We had Aboriginal women scribing on the day. I would like to thank Aunty Joyce Drummond, Esther Montgomery, Val Ross, Julie Walker, Natasha Walker, Shanine Ryan and Michelle Adams, who so freely gave their time and made sure that the day worked. The women wanted us to record and listen to their issues around health and wellbeing; education and youth; culture, country and language; housing and homelessness. These are topics that, in consultation with the women, we put together on the day. We've just about finished writing the report. The report will go back to those women and we will develop together a roadmap for trying to achieve some change that's so desperately needed by these women. They want to make sure that services they receive from government are culturally safe for the region and that service providers are trained in how to operate in a culturally appropriate manner. They want to create opportunities for local Aboriginal members of the community to be trained and provided with leadership roles in different services rather than just flying someone in and flying someone out who has no rapport with the community. Women told us that the white government cars leave communities on Friday and come back on Monday.
They want their youth to be healthy, they want them to be educated and, most importantly, they want them to have access to their own language. We heard women speak passionately about the need to learn language when what's offered in their school is Japanese or Indonesian.

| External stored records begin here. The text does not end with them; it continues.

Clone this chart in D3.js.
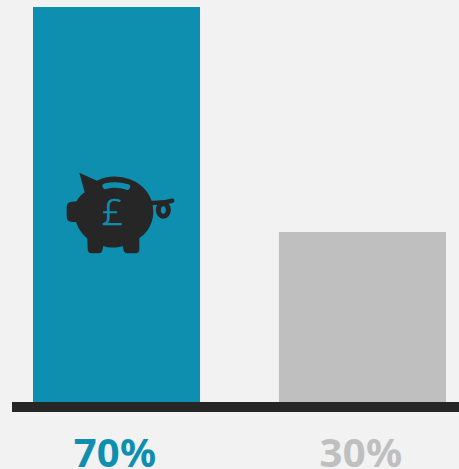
<!DOCTYPE html>
<html>
<head>
<meta charset="utf-8">
<script src="https://cdn.jsdelivr.net/npm/d3@7/dist/d3.min.js"></script>
<style>
html,body{margin:0;padding:0;background:#f2f2f2;overflow:hidden}
svg{display:block}
</style>
</head>
<body>
<svg id="chart" width="459" height="469"></svg>
<script>
const categories = ["savers", "others"];
const shares = [70, 30];
const barColors = ["#0f8fb0", "#bfbfbf"];
const dark = "#262626";

const svg = d3.select("#chart");
const baseline = 402;

const x = d3.scaleBand().domain(categories).range([33, 446]).paddingInner(0.321).paddingOuter(0);
const y = d3.scaleLinear().domain([0, 70]).range([baseline, 7]);
// Bar tops snap to whole pixels so their edges stay crisp
const barTop = v => Math.floor(y(v));

svg.selectAll("rect.bar")
  .data(categories)
  .join("rect")
  .attr("class", "bar")
  .attr("x", d => x(d))
  .attr("width", x.bandwidth())
  .attr("y", (d, i) => barTop(shares[i]))
  .attr("height", (d, i) => baseline - barTop(shares[i]))
  .attr("fill", (d, i) => barColors[i]);

// Baseline rule running off the right edge
svg.append("rect")
  .attr("x", 12).attr("y", baseline)
  .attr("width", 447).attr("height", 10)
  .attr("fill", dark);

svg.selectAll("text.share")
  .data(categories)
  .join("text")
  .attr("class", "share")
  .attr("x", d => x(d) + x.bandwidth() / 2 - 1.5)
  .attr("y", 467)
  .attr("text-anchor", "middle")
  .attr("font-family", "'Noto Sans', sans-serif")
  .attr("font-weight", 700)
  .attr("font-size", 40)
  .attr("letter-spacing", 0.3)
  .attr("fill", (d, i) => barColors[i])
  .text((d, i) => shares[i] + "%");

// Piggy bank icon, drawn in a 3x local grid
const teal = barColors[0];
const pig = svg.append("g")
  .attr("transform", `translate(${x("savers") + 17},160) scale(${1 / 3})`);

pig.append("path")
  .attr("fill", dark)
  .attr("d", "M88 38 L141 62 C160 52 180 49 200 50 C266 52 312 100 310 158 C308 200 284 224 268 234 L268 268 Q268 280 256 280 L232 280 Q222 280 220 268 L218 258 C200 264 178 264 160 258 L158 268 Q156 280 146 280 L124 280 Q114 280 113 268 L112 236 C96 222 84 206 78 186 L66 186 Q50 184 50 170 L50 142 Q50 126 66 125 L80 124 C86 112 94 104 104 97 Z");

// Tail: a short stem ending in a curled loop
pig.append("path")
  .attr("fill", "none")
  .attr("stroke", dark)
  .attr("stroke-width", 13)
  .attr("stroke-linecap", "round")
  .attr("d", "M302 129 C325 128 345 129 367 122");

pig.append("ellipse")
  .attr("cx", 340).attr("cy", 150)
  .attr("rx", 15).attr("ry", 19)
  .attr("fill", "none")
  .attr("stroke", dark)
  .attr("stroke-width", 15);

// Coin slot
pig.append("path")
  .attr("fill", "none")
  .attr("stroke", teal)
  .attr("stroke-width", 17)
  .attr("stroke-linecap", "round")
  .attr("d", "M166 79 Q198 70 232 81");

pig.append("text")
  .attr("x", 187)
  .attr("y", 195)
  .attr("text-anchor", "middle")
  .attr("font-family", "'Open Sans', sans-serif")
  .attr("font-weight", 300)
  .attr("font-size", 112)
  .attr("fill", teal)
  .attr("stroke", teal)
  .attr("stroke-width", 2)
  .text("£");
</script>
</body>
</html>
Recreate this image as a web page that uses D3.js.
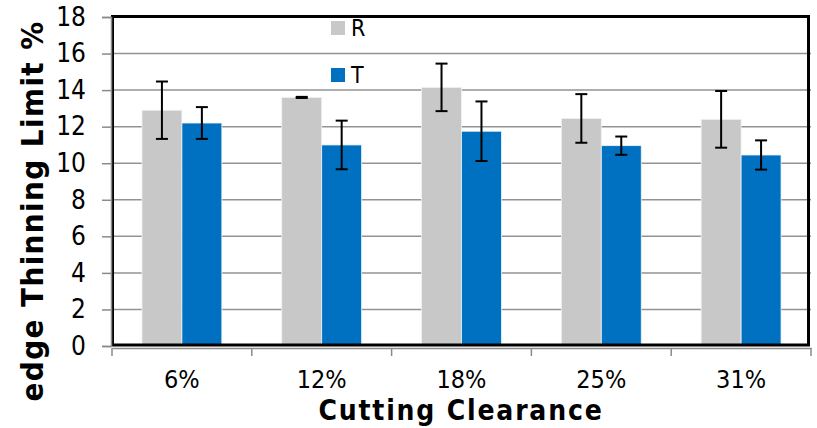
<!DOCTYPE html>
<html>
<head>
<meta charset="utf-8">
<script src="https://cdn.jsdelivr.net/npm/d3@7"></script>
<style>
  html, body { margin: 0; padding: 0; background: #fff; }
  svg { display: block; }
  text { font-family: "DejaVu Sans Condensed", "DejaVu Sans", sans-serif; }
</style>
</head>
<body>
<svg id="chart" width="817" height="428"></svg>
<script>
// Cutting clearance categories and measured limits (mean ± error)
const categories = ["6%", "12%", "18%", "25%", "31%"];
const seriesNames = ["R", "T"];
const rValues = [12.9, 13.6, 14.15, 12.45, 12.4];
const rErrors = [1.57, 0.03, 1.3, 1.33, 1.55];
const tValues = [12.2, 11.0, 11.75, 10.96, 10.45];
const tErrors = [0.87, 1.33, 1.63, 0.5, 0.8];
const yTicks = [0, 2, 4, 6, 8, 10, 12, 14, 16, 18];
const seriesColors = ["#c8c8c8", "#0070c0"];

const svg = d3.select("#chart");
const margin = { left: 112, right: 6, top: 17, bottom: 82 };
const W = 817, H = 428;
const x0 = margin.left, x1 = W - margin.right;
const y0 = H - margin.bottom, y1 = margin.top;

const x = d3.scaleBand().domain(categories).range([x0, x1]).paddingInner(0).paddingOuter(0);
const xs = d3.scaleBand().domain(seriesNames).range([0, x.bandwidth()]).paddingInner(0).paddingOuter(0.75);
const y = d3.scaleLinear().domain([0, 18]).range([y0, y1]);

// horizontal gridlines
svg.append("g").selectAll("line").data(yTicks.filter(d => d > 0 && d < 18)).join("line")
  .attr("x1", x0).attr("x2", x1)
  .attr("y1", d => y(d)).attr("y2", d => y(d))
  .attr("stroke", "#939393").attr("stroke-width", 1.5);

// bars
const rows = categories.map((c, i) => ({
  cat: c,
  items: [
    { s: "R", v: rValues[i], e: rErrors[i], color: seriesColors[0] },
    { s: "T", v: tValues[i], e: tErrors[i], color: seriesColors[1] }
  ]
}));

const groups = svg.append("g").selectAll("g").data(rows).join("g")
  .attr("transform", d => `translate(${x(d.cat)},0)`);

groups.selectAll("rect").data(d => d.items).join("rect")
  .attr("x", d => xs(d.s)).attr("width", xs.bandwidth())
  .attr("y", d => y(d.v)).attr("height", d => y(0) - y(d.v))
  .attr("fill", d => d.color)
  .attr("stroke", "#eef3f8").attr("stroke-width", 0.8);

// error bars
const cap = 6;
groups.selectAll("g.err").data(d => d.items).join("g").attr("class", "err")
  .each(function (d) {
    const g = d3.select(this);
    const cx = xs(d.s) + xs.bandwidth() / 2;
    const top = y(d.v + d.e), bot = y(d.v - d.e);
    g.append("line").attr("x1", cx).attr("x2", cx).attr("y1", top).attr("y2", bot)
      .attr("stroke", "#000").attr("stroke-width", 2);
    [top, bot].forEach(yy => g.append("line")
      .attr("x1", cx - cap).attr("x2", cx + cap).attr("y1", yy).attr("y2", yy)
      .attr("stroke", "#000").attr("stroke-width", 2));
  });

// plot frame
svg.append("rect")
  .attr("x", x0 + 0.5).attr("y", y1 - 0.5)
  .attr("width", x1 - x0 - 3).attr("height", y0 - y1 - 0.5)
  .attr("fill", "none").attr("stroke", "#000").attr("stroke-width", 3);

// y axis
const yAxis = d3.axisLeft(y).tickValues(yTicks).tickSize(9).tickPadding(16).tickFormat(d3.format("d"));
const yg = svg.append("g").attr("transform", `translate(${x0 - 1},0)`).call(yAxis);
yg.select(".domain").attr("stroke", "#8a8a8a").attr("stroke-width", 1.5);
yg.selectAll(".tick line").attr("stroke", "#8a8a8a").attr("stroke-width", 1.5);
yg.selectAll(".tick text").attr("font-size", 26).attr("fill", "#000")
  .attr("font-family", "'DejaVu Sans Condensed', 'DejaVu Sans', sans-serif");

// x axis
const xAxis = d3.axisBottom(x).tickSize(0).tickPadding(22);
const xg = svg.append("g").attr("transform", `translate(0,${y0 + 2})`).call(xAxis);
xg.select(".domain").attr("stroke", "#8a8a8a").attr("stroke-width", 1.5);
xg.selectAll(".tick text").attr("font-size", 25).attr("fill", "#000")
  .attr("font-family", "'DejaVu Sans Condensed', 'DejaVu Sans', sans-serif");
// category boundary ticks
const bounds = categories.map(c => x(c)).concat([x1]);
xg.append("g").selectAll("line").data(bounds).join("line")
  .attr("x1", d => d).attr("x2", d => d).attr("y1", 0).attr("y2", 8)
  .attr("stroke", "#8a8a8a").attr("stroke-width", 1.5);

// axis titles
svg.append("text")
  .attr("x", 461).attr("y", 420)
  .attr("text-anchor", "middle").attr("font-size", 28).attr("font-weight", "bold")
  .attr("letter-spacing", 1.8)
  .attr("font-family", "'DejaVu Sans', sans-serif")
  .text("Cutting Clearance");

svg.append("text")
  .attr("transform", `translate(43,${211}) rotate(-90)`)
  .attr("text-anchor", "middle").attr("font-size", 31).attr("font-weight", "bold")
  .attr("letter-spacing", 1.4)
  .attr("font-family", "'DejaVu Sans', sans-serif")
  .text("edge Thinning Limit %");

// legend
const legend = svg.append("g").attr("transform", "translate(331,21)");
const li = legend.selectAll("g").data(seriesNames).join("g")
  .attr("transform", (d, i) => `translate(0,${i * 47})`);
li.append("rect").attr("width", 14).attr("height", 14)
  .attr("fill", (d, i) => seriesColors[i]);
li.append("text").attr("x", 20).attr("y", 15).attr("font-size", 23)
  .text(d => d);
</script>
</body>
</html>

Those are well respected languages, but their own native language is not offered. It's time we stopped doing that. Let's make Indigenous languages available for kids to learn. They want the perpetual funding cycle—having to reapply every two to three years—to stop. They want to see long-term funding for programs so that they can get answers to issues, put real policy decisions in place and know that they can create real change, because they would not be having the funding base forever changed.
During the lunchbreak we had a film presented to us by a local woman called May Byrne—Gunthay to Gunthay, which means 'Grandmother to Grandchild'—and we saw the beautiful relationship that May has with her grandchild as she took the child out on country and taught the child about country. The film was made in May's country at Karijini National Park.
The women eagerly supported the forum. Many of them said it hadn't been done before. We had women from not just Roebourne but Wickham, Port Hedland, South Hedland, Karratha and Yandeyarra. We thank the Aboriginal-led organisations that made sure the women got there. We also thank Yara Pilbara, AAB Australia and the WA Labor Party for so generously sponsoring the events, because, obviously, things don't just happen; they need to be well funded. I look forward to a continued relationship with these women. I'm very excited about going back and presenting our report to them and developing our roadmap.